The researchers characterize the dipole as an east-west dipole where the water on the western side - which borders modern day East African countries like Kenya, Ethiopia and Somalia - is cooler than the water on eastern side toward Indonesia. They saw that the warmer water conditions of the dipole brought greater rainfall to Indonesia, while the cooler water brought much drier weather to East Africa.
That fits into what is often seen in recent Indian Ocean dipole events. In October, for example, heavy rain led to floods and landslides in Indonesian islands of Java and Sulawesi, leaving four people dead and impacting over 30,000 people. On the opposite end, Ethiopia, Kenya and Somalia experienced intense droughts starting in 2020 that threatened to cause famine.
The changes the authors observed 17,000 years ago were even more extreme, including the complete drying of Lake Victoria - one of the largest lakes on Earth.
"Essentially, the dipole intensifies dry conditions and wet conditions that could result in extreme events like multi-year or decades-long dry events in East Africa and flooding events in South Indonesia," said Xiaojing Du, a Voss postdoctoral researcher in the Institute at Brown for Environment and Society and Brown's Department of Earth, Environmental and Planetary Sciences, and the study's lead author. "These are events that impact people's lives and also agriculture in those regions. Understanding the dipole can help us better predict and better prepare for future climate change."
The dipole the researchers studied formed from the interactions between the heat transport system of the Atlantic Ocean and an atmospheric loop, called a Walker Circulation, in the tropical Indian Ocean. The lower part of the atmospheric loop flows east to west across much of the region at low altitudes near the ocean surface, and the upper part flows west to east at higher altitudes. The higher air and lower air connect in one big loop.

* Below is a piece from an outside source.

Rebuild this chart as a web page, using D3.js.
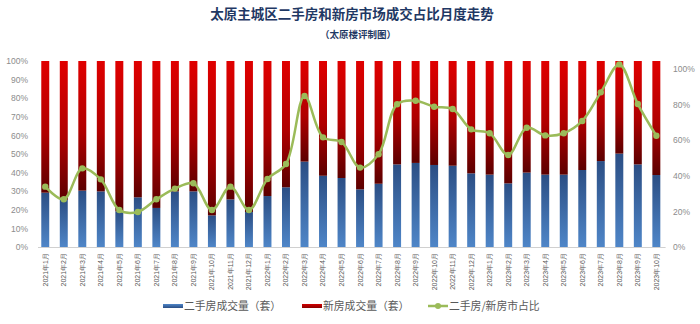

Interruption and weakening of the Atlantic Ocean heat transport, which works like a conveyor belt made of ocean and wind currents, was brought on by massive melting of the Laurentide ice sheet that once covered most of Canada and the northern U.S. The melting cooled the Atlantic and consequent wind anomalies triggered the atmospheric loop over the tropical Indian Ocean to become more active and extreme. That then led to increased precipitation in the east side of the Indian Ocean (where Indonesia sits) and reduced precipitation in the west side, where East Africa sits.
The researchers also show that during the period they studied, this effect was amplified by a lower sea level and the exposure of nearby continental shelves.
The scientists say more research is needed to figure out exactly what effect the exposed continental shelf and lower sea level has on the Indian Ocean's east-west dipole, but they're already planning to expand the work to investigate the question. While this line of the work on lower sea levels won't play into modeling future conditions, the work they've done investigating how the melting of ancient glaciers impacts the Indian Ocean dipole and the heat transport system of the Atlantic Ocean may provide key insights into future changes as climate change brings about more melting.
"Greenland is currently melting so fast that it's discharging a lot of freshwater into the North Atlantic Ocean in ways that are impacting the ocean circulation," Russell said. "The work done here has provided a new understanding of how changes in the Atlantic Ocean circulation can impact Indian Ocean climate and through that rainfall in Africa and Indonesia."
The study was supported with funding from the Institute at Brown for Environment and Society and the National Science Foundation.